- Short task -
Copy every line of the data that includes the string "size".

- Data -
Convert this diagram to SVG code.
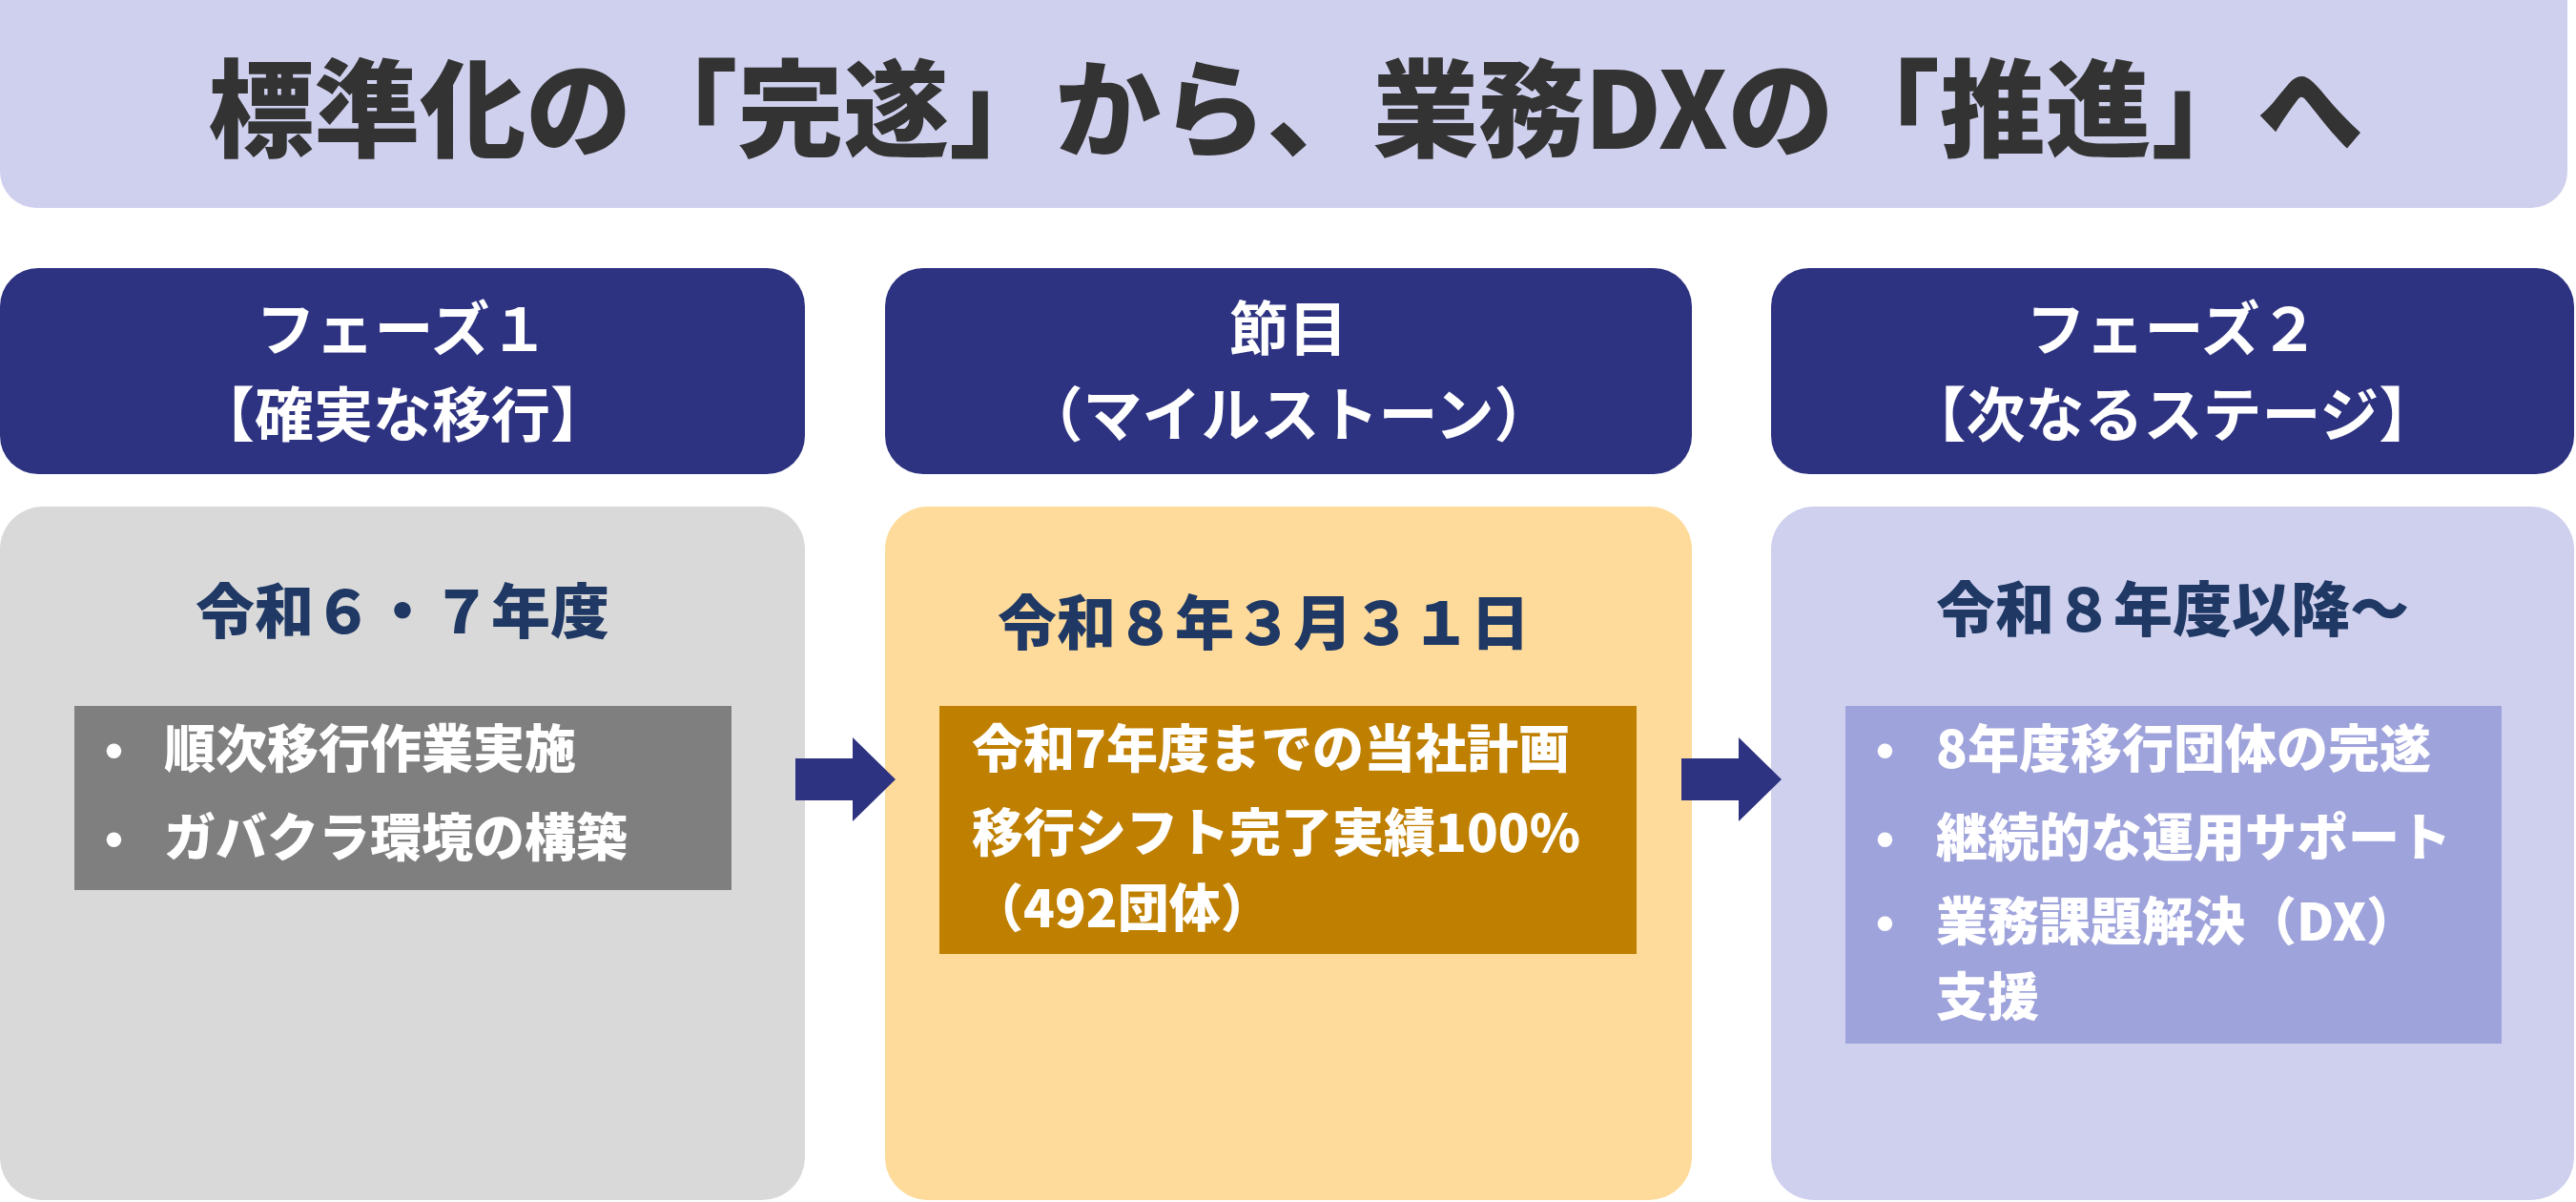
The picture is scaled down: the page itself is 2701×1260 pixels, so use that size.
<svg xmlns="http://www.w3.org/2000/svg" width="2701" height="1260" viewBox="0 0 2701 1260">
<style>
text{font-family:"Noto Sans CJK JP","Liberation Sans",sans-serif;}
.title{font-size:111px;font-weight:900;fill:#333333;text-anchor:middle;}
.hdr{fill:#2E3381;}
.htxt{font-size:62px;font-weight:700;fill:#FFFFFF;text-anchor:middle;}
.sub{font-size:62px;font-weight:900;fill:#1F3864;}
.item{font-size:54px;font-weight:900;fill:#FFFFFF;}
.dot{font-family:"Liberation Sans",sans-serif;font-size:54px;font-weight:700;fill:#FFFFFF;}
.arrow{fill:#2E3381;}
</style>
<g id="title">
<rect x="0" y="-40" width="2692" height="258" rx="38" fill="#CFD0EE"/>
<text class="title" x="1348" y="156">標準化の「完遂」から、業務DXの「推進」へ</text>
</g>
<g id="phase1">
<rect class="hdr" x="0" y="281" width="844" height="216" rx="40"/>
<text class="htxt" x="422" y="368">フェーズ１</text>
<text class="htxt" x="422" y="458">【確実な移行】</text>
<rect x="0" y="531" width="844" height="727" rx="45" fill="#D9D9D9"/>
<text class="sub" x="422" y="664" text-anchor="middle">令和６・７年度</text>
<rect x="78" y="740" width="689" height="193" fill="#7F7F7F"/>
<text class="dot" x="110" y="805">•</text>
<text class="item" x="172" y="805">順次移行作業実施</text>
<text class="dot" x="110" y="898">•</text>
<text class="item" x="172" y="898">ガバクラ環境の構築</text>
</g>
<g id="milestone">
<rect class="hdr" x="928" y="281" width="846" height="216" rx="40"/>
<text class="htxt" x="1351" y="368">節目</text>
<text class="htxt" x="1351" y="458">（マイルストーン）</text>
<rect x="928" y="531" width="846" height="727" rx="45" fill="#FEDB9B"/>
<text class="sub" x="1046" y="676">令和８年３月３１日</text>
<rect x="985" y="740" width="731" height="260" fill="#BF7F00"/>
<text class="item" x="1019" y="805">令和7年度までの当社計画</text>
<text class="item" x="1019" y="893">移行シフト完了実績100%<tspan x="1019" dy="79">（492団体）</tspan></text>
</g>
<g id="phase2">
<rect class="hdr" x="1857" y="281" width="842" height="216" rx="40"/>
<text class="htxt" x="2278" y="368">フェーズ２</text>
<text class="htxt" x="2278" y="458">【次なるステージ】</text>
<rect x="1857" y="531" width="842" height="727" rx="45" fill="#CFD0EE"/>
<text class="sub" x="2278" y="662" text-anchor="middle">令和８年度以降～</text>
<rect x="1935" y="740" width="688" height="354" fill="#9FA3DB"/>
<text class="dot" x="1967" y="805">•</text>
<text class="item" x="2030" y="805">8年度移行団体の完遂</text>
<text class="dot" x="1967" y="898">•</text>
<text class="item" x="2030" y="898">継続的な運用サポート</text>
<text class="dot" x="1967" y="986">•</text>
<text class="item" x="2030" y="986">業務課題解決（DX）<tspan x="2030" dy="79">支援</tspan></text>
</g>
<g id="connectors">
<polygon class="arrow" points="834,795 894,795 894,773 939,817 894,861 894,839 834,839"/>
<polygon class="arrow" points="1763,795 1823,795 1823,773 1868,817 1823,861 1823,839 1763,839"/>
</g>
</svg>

- Answer to the task -
The picture is scaled down: the page itself is 2701×1260 pixels, so use that size.
.title{font-size:111px;font-weight:900;fill:#333333;text-anchor:middle;}
.htxt{font-size:62px;font-weight:700;fill:#FFFFFF;text-anchor:middle;}
.sub{font-size:62px;font-weight:900;fill:#1F3864;}
.item{font-size:54px;font-weight:900;fill:#FFFFFF;}
.dot{font-family:"Liberation Sans",sans-serif;font-size:54px;font-weight:700;fill:#FFFFFF;}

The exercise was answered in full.